Most of all, the Chancellor failed to tackle the threat of a youth unemployment crisis. When I was growing up in the North East in the 1980s, unemployment wasn’t just an economic consideration – it was a part of life. At school and in our family, that sense of lost opportunity was in the air. Tory recessions, combined with major shifts in the economy away from traditional industries like shipbuilding and coal-mining, required an active government response that was never forthcoming. I believe the consequences of those years of Conservative mismanagement are still felt by the country today. 30 years on, we are faced yet again with a Conservative-made jobs crisis that risks wiping out a generation’s potential. Successive Conservative governments have weakened Britain’s foundations and robbed too many people of the opportunity to achieve their ambitions. The Budget response this week simply did not match the scale of the challenge. As I wrote in The Guardian and on LabourList, and told BBC News, we needed to see a cast iron guarantee that another generation of young people won’t end up on the scrap heap. 

Regular readers will know I’ve spent much of the last few months arguing against the Government’s previous intention to cut Universal Credit in this Budget. To do so would have been simply unthinkable, but it’s shameful that the Chancellor had to be dragged kicking and screaming to extend the £20 a week uplift this week. It is however madness that the uplift is now due to end at the same time as the furlough scheme, after which many more people are expected to lose their jobs, only to find historically low levels of unemployment support. The uplift should stay until Universal Credit is replaced with a fair and functional system. I was proud to speak about this, and the plight of people on legacy benefits with no uplift, in the Budget debate. 
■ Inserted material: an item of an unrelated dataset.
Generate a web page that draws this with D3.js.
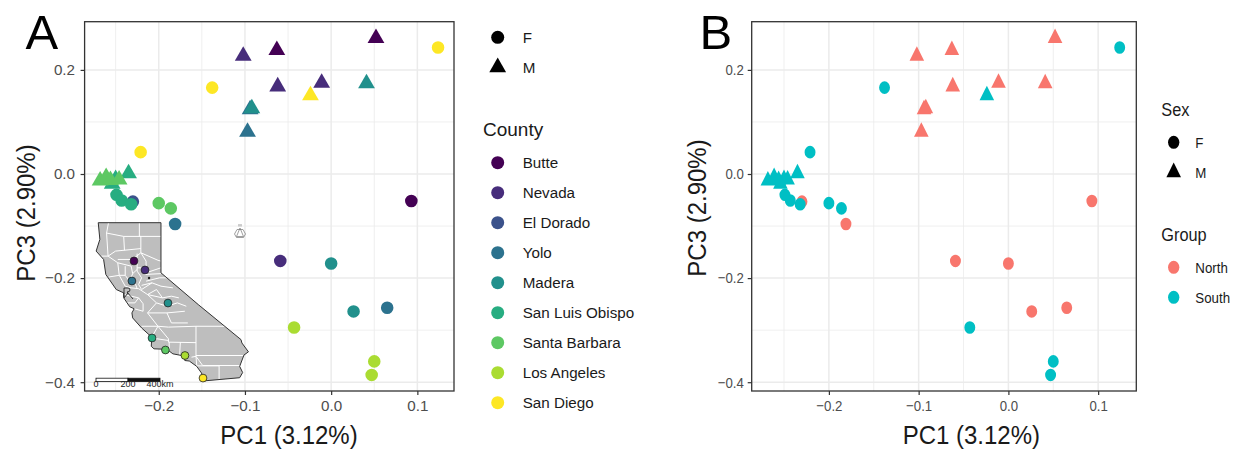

It was an honour to close the Budget debate on behalf of the Labour Party yesterday. This was a Budget that did not address the challenges facing our country today and offered very little for the future. That focus on the future should have run through the whole Budget, but it simply was not there. There was nothing on schools or education at all, even though, like so many, I have sleepless nights worrying about my children and how they will ever catch up from what they have lost. There was nothing serious for town centres, which are already grappling with changes and facing huge challenges as retail moves more and more online. There was nothing on the future of work and how we harness the change in working patterns to spread prosperity across the country. There was nothing even for our incredible NHS except a £30 billion cut from April this year and no mention of how we will get through the huge backlog of surgeries and check-ups or deal with the impending mental health crisis. 

It was not enough. It was not good enough, and it is not the future that British people deserve as the reward for their sacrifice and hard work. I put it to the Government that they cannot fix the problems that the country faces, because they are the ones responsible for creating so many of those problems in the first place.